O governo brasileiro acredita que o número de haitianos atrás do visto brasileiro não será muito grande em função das condições econômicas do povo. A grande maioria da população vive abaixo da linha da pobreza e não tem recursos para comprar uma passagem aérea e assumir outros gastos.

Barreto afirmou que os haitianos que seguem para o Brasil têm um perfil trabalhador e são encanadores, eletricistas, da área da construção civil. E poderão trabalhar como professores de francês.

O governo estuda estimular convênios com entidades da sociedade civil e ensinar português para os haitianos em várias turmas nos três períodos do dia. Barreto atribui a vários fatores o interesse dos haitianos pelo Brasil: a presença dos militares brasileiros que integram a força de paz no Haiti desde 2004 - que acabou motivando a promoção de um jogo da seleção brasileira na capital haitiana - e o crescimento do país, que o colocou entre as principais economias do mundo.

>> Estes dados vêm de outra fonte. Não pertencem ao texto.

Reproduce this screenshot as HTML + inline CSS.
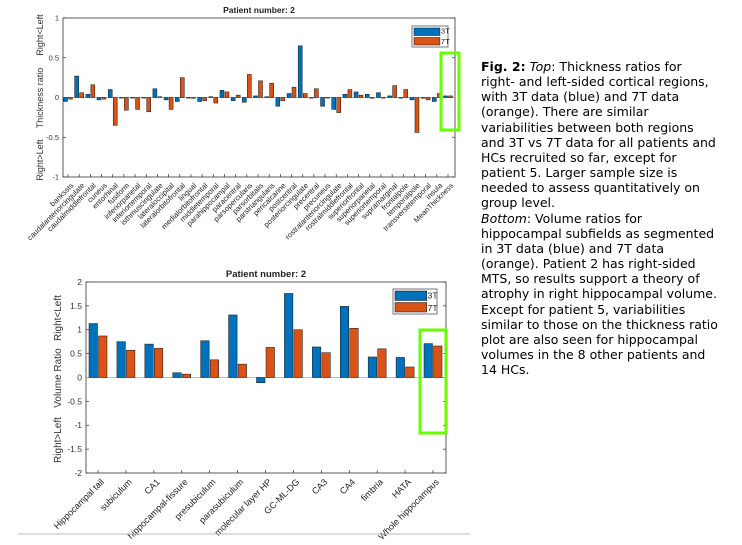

Tabatinga recebe mais haitianos

No norte do país, enquanto autoridades de Tabatinga, no Amazonas, dizem que pelo menos 80 haitianos teriam chegado à cidade nas últimas 24 horas - embora a Polícia Federal não confirme os números oficialmente -, a prefeitura de Brasileia, no Acre, informou que nenhum haitiano entrou na cidade entre anteontem e ontem. Tabatinga e Brasileia são as duas principais portas de entrada para os haitianos que buscam oportunidades no Brasil.

- Eles não param de chegar, e a situação por aqui continua crítica, pois não recebemos ajuda dos governos estadual e federal - diz Francisco Magdo, secretário municipal de Comunicação de Tabatinga.

Mais de 500 haitianos continuam na cidade amazonense à espera do visto que permitirá a livre circulação no Brasil, podendo inclusive trabalhar. Já em Brasileia, a prefeita Leila Galvão disse ontem que os haitianos continuam perambulando pela cidade, lotando pequenas pousadas e sofrendo com falta de condições de higiene. Segundo ela, pelo menos 60 haitianos deixaram ontem o município, a maioria rumo a Porto Velho e São Paulo.

- Não sei até quando vamos enfrentar essa situação. Parece que, com a decisão do governo de fechar as fronteiras, os haitianos devem deixar de vir para o Brasil - acredita a prefeita.

Presente em Tabatinga e Brasileia, a ONG Médicos sem Fronteiras presta assistência aos haitianos e prepara agentes de saúde dos municípios para atender possíveis doentes. No dia 20 de dezembro, a organização começou a distribuição de mais de 1,3 mil kits de higiene pessoal e de limpeza.

- O primeiro passo é melhorar as condições básicas de vida dessas pessoas, até que elas mesmas sejam capazes de se manterem. Isso é essencial para evitar a deterioração de sua saúde e uma série de distúrbios psicológicos - disse, por meio da assessoria de imprensa, Renata de Oliveira, coordenadora da ONG em Tabatinga.

A entidade não acompanha o fluxo de entrada de haitianos nas cidades, apenas faz atendimentos de urgência.